Speaking at Hult
Dubai, Dr Vicki Culpin, Research Director at Ashridge says managers may
be sleepwalking to disaster due to a lack of quality rest
Dubai, 25 March, 2015:
The Research Director at Ashridge Business School, Dr Vicki Culpin,
today called on managers everywhere to consider the benefits of more
sleep in order to reap the rewards of productivity while avoiding poor
decision making and inefficiency.
During a keynote
address given at a joint Middle East and North Africa summit between
Hult International Business School and Ashridge Business School at Hult
Dubai campus, Dr Culpin drew on Ashridge research that cited the
examples of Chernobyl, Exxon Valdez, Three Mile Island and the
Challenger Shuttle as global disasters caused by human error, in these
cases as a direct consequence of sleepiness.
“While most
people’s lack of sleep won’t result in cataclysmic loss of human life,
inadequate rest can cause knock-on problems within your organisation.
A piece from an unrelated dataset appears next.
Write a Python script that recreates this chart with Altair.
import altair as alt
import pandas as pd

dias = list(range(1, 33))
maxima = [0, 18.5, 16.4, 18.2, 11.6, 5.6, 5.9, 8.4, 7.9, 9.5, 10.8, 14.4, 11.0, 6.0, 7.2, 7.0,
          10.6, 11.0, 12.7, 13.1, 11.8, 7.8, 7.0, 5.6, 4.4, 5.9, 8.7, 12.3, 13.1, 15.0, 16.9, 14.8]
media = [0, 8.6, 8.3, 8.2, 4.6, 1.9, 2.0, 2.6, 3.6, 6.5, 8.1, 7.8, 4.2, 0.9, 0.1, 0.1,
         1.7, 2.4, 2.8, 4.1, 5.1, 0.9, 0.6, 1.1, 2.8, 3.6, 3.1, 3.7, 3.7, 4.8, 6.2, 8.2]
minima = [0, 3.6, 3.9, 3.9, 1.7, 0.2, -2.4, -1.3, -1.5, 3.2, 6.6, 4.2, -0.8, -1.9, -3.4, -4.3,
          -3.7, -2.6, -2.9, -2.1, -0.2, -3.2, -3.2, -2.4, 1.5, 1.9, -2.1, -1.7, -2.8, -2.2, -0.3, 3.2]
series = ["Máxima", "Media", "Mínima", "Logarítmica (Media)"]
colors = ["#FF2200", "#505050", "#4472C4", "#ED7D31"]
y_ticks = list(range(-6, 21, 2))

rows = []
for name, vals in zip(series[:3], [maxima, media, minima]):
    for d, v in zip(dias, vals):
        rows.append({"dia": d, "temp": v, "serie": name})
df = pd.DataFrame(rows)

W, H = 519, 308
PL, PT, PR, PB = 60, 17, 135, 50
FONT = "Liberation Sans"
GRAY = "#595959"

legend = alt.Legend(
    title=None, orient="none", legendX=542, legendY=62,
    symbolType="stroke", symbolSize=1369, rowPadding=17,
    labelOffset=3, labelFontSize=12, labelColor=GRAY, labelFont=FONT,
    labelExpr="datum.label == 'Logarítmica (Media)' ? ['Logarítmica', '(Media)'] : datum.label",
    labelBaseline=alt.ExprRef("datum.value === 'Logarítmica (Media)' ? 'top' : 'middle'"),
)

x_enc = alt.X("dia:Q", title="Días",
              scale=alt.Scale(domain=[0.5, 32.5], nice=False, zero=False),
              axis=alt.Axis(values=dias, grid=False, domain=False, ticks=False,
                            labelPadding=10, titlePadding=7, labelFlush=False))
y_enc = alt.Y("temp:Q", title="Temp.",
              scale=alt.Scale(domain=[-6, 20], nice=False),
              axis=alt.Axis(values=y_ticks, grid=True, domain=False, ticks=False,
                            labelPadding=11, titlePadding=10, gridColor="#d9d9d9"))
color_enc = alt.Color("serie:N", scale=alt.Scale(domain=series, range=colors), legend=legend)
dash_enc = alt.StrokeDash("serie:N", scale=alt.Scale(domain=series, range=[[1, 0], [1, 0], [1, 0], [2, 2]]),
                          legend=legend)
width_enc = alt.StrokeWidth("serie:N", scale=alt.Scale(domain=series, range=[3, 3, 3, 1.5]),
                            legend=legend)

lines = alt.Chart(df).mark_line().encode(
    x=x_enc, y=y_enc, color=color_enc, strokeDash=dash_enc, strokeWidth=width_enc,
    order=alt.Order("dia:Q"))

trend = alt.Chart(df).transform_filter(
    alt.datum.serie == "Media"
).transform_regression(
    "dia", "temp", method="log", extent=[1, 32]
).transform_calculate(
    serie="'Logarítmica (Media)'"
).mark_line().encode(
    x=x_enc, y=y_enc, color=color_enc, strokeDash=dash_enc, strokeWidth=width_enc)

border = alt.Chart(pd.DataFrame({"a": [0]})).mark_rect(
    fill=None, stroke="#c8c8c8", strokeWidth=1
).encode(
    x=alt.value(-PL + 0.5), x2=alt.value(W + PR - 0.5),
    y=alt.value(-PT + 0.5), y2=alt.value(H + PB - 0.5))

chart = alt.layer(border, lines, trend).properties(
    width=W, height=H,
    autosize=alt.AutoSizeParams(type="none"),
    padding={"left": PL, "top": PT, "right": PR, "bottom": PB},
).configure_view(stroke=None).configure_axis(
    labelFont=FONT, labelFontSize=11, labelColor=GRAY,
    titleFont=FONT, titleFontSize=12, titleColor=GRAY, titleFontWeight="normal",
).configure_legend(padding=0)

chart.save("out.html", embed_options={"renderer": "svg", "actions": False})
Only a reduction of 1.5 hours sleep for one night can lead to a 32 per
cent decrease in daytime alertness”, says Dr Culpin. If a manager has a
team of three members who are working with only that minor level of
sleep deprivation, then the impact on performance is equivalent to one
full-time individual.
She went on to
say that it is both the quality and the quantity of sleep that impacts
upon thinking and behaviour. Managers in particular are affected by
reduced sleep, with 72% of managers in a recent study noting that they
found it difficult to concentrate on tasks because of lack of sleep.
Not all
behaviour is affected by poor sleep. Logical, deductive and critical
reasoning, the types of skills and abilities measured in a traditional
IQ test, are unimpaired, even after long periods of sleeplessness.
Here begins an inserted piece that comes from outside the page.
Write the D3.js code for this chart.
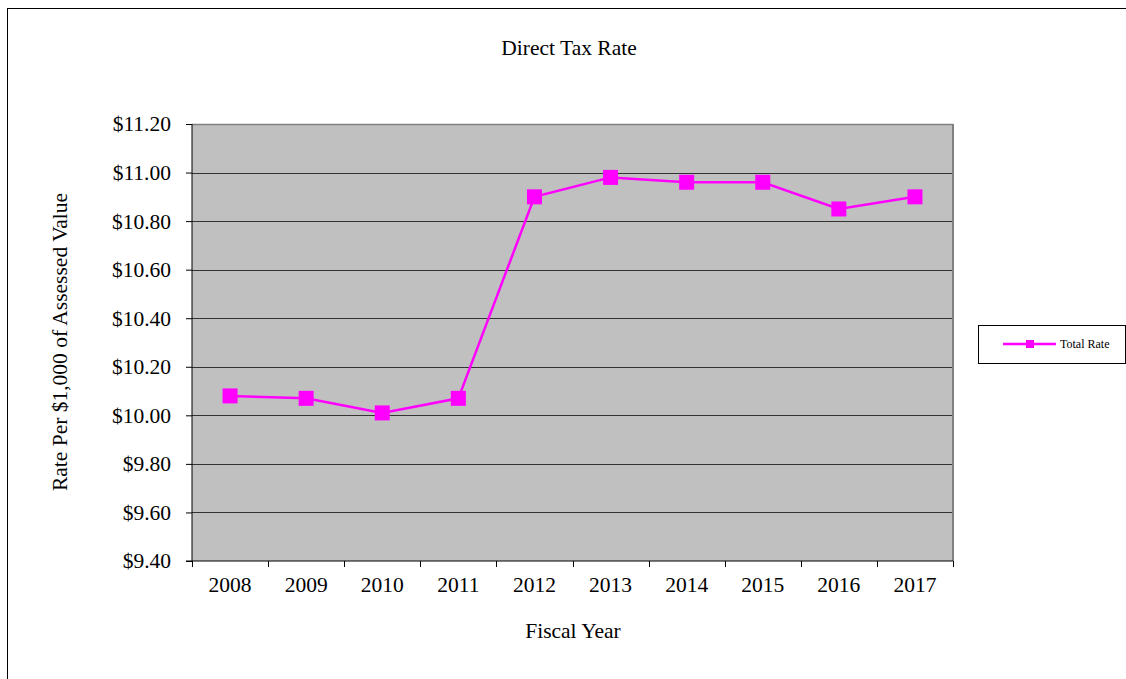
<!DOCTYPE html>
<html>
<head>
<meta charset="utf-8">
<script src="https://cdn.jsdelivr.net/npm/d3@7"></script>
<style>
  body { margin: 0; background: #fff; }
  svg text { font-family: 'Liberation Serif', 'Times New Roman', serif; fill: #000; }
</style>
</head>
<body>
<div id="chart"></div>
<script>
const years = ['2008', '2009', '2010', '2011', '2012', '2013', '2014', '2015', '2016', '2017'];
const totalRate = [10.08, 10.07, 10.01, 10.07, 10.90, 10.98, 10.96, 10.96, 10.85, 10.90];
const yTicks = [9.4, 9.6, 9.8, 10.0, 10.2, 10.4, 10.6, 10.8, 11.0, 11.2];

const width  = 1126;
const height = 679;
const plot   = { left : 192, right : 953, top : 124, bottom : 561 };
const fontSize = '21.5px';

const svg = d3.select( '#chart' )
              .append( 'svg' )
              .attr( 'width', width )
              .attr( 'height', height );

// outer chart frame
svg.append( 'rect' )
   .attr( 'x', 7.5 ).attr( 'y', 8.5 )
   .attr( 'width', 1130 ).attr( 'height', 700 )
   .attr( 'fill', 'none' )
   .attr( 'stroke', '#000' );

const x = d3.scaleBand()
            .domain( years )
            .range( [plot.left, plot.right] );

const y = d3.scaleLinear()
            .domain( [9.4, 11.2] )
            .range( [plot.bottom, plot.top] );

// plot area
svg.append( 'rect' )
   .attr( 'x', plot.left ).attr( 'y', plot.top )
   .attr( 'width', plot.right - plot.left )
   .attr( 'height', plot.bottom - plot.top )
   .attr( 'fill', '#c0c0c0' );

// gridlines
svg.append( 'g' )
   .selectAll( 'line' )
   .data( yTicks.slice( 1, -1 ) )
   .enter()
   .append( 'line' )
   .attr( 'x1', plot.left ).attr( 'x2', plot.right )
   .attr( 'y1', d => Math.round( y( d ) ) + 0.5 )
   .attr( 'y2', d => Math.round( y( d ) ) + 0.5 )
   .attr( 'stroke', '#333' )
   .attr( 'stroke-width', 1 );

// plot border
svg.append( 'line' )
   .attr( 'x1', plot.left ).attr( 'x2', plot.right )
   .attr( 'y1', plot.top + 0.5 ).attr( 'y2', plot.top + 0.5 )
   .attr( 'stroke', '#808080' ).attr( 'stroke-width', 1.5 );
svg.append( 'line' )
   .attr( 'x1', plot.right ).attr( 'x2', plot.right )
   .attr( 'y1', plot.top ).attr( 'y2', plot.bottom )
   .attr( 'stroke', '#808080' ).attr( 'stroke-width', 2 );

// y axis
const yAxis = svg.append( 'g' )
                 .attr( 'transform', `translate(${plot.left},0)` )
                 .call( d3.axisLeft( y ).tickValues( yTicks ).tickSize( 6 ).tickPadding( 15 )
                          .tickFormat( d => '$' + d3.format( '.2f' )( d ) ) );
yAxis.selectAll( 'text' ).attr( 'font-size', fontSize );
yAxis.select( '.domain' ).attr( 'stroke', '#000' ).attr( 'd', `M0,${plot.top}V${plot.bottom}` );

// x axis
const xAxis = svg.append( 'g' )
                 .attr( 'transform', `translate(0,${plot.bottom})` )
                 .call( d3.axisBottom( x ).tickSize( 0 ).tickPadding( 16 ) );
xAxis.selectAll( 'text' ).attr( 'font-size', fontSize );
xAxis.select( '.domain' ).attr( 'stroke', '#000' ).attr( 'd', `M${plot.left - 6},0H${plot.right}` );
xAxis.selectAll( '.edge' )
     .data( years.concat( ['end'] ) )
     .enter()
     .append( 'line' )
     .attr( 'x1', ( d, i ) => Math.round( plot.left + i * x.step() ) + 0.5 )
     .attr( 'x2', ( d, i ) => Math.round( plot.left + i * x.step() ) + 0.5 )
     .attr( 'y1', 0 ).attr( 'y2', 6 )
     .attr( 'stroke', '#000' );

// series line
const line = d3.line()
               .x( ( d, i ) => x( years[i] ) + x.bandwidth() / 2 )
               .y( d => y( d ) );

svg.append( 'path' )
   .datum( totalRate )
   .attr( 'd', line )
   .attr( 'fill', 'none' )
   .attr( 'stroke', '#ff00ff' )
   .attr( 'stroke-width', 2.5 );

svg.append( 'g' )
   .selectAll( 'rect' )
   .data( totalRate )
   .enter()
   .append( 'rect' )
   .attr( 'x', ( d, i ) => x( years[i] ) + x.bandwidth() / 2 - 7.5 )
   .attr( 'y', d => y( d ) - 7.5 )
   .attr( 'width', 15 ).attr( 'height', 15 )
   .attr( 'fill', '#ff00ff' );

// title and axis labels
svg.append( 'text' )
   .attr( 'x', 569 ).attr( 'y', 55 )
   .attr( 'text-anchor', 'middle' )
   .attr( 'font-size', fontSize )
   .text( 'Direct Tax Rate' );

svg.append( 'text' )
   .attr( 'x', 573 ).attr( 'y', 638 )
   .attr( 'text-anchor', 'middle' )
   .attr( 'font-size', fontSize )
   .text( 'Fiscal Year' );

svg.append( 'text' )
   .attr( 'transform', 'translate(67,342) rotate(-90)' )
   .attr( 'text-anchor', 'middle' )
   .attr( 'font-size', fontSize )
   .text( 'Rate Per $1,000 of Assessed Value' );

// legend
const legend = svg.append( 'g' );
legend.append( 'rect' )
      .attr( 'x', 978.5 ).attr( 'y', 325.5 )
      .attr( 'width', 147 ).attr( 'height', 38 )
      .attr( 'fill', '#fff' )
      .attr( 'stroke', '#000' );
legend.append( 'line' )
      .attr( 'x1', 1003 ).attr( 'x2', 1056 )
      .attr( 'y1', 344 ).attr( 'y2', 344 )
      .attr( 'stroke', '#ff00ff' ).attr( 'stroke-width', 2.5 );
legend.append( 'rect' )
      .attr( 'x', 1026 ).attr( 'y', 340 )
      .attr( 'width', 8 ).attr( 'height', 8 )
      .attr( 'fill', '#ff00ff' );
legend.append( 'text' )
      .attr( 'x', 1060 ).attr( 'y', 348 )
      .attr( 'font-size', '12px' )
      .text( 'Total Rate' );
</script>
</body>
</html>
However, leadership skills and competencies, known as ‘executive
functions’ are highly susceptible to even relatively minor sleep loss.
Dr Culpin warns
that executive performance degrades with tiredness and affects the key
management skills of comprehension and coping with a rapidly changing
environment, multi-tasking; producing innovative solutions to problems,
as well as assessing risk and anticipating the range of consequences of
an action, among others.
These important
insights were revealed to an audience of 80 people from Hult
International Business School and Ashridge Business School, who met at
Hult Dubai for the first Middle East summit between the two business
schools
Earlier this
year a legal agreement was finalised for a strategic alliance between
the two schools. The intention is to work towards merging operations to
create the world’s most relevant full service business school. Efforts
will be focused on expanding the schools’ combined undergraduate and
graduate offerings including new online programmes as well as expanding
Ashridge’s executive education to more clients around the world.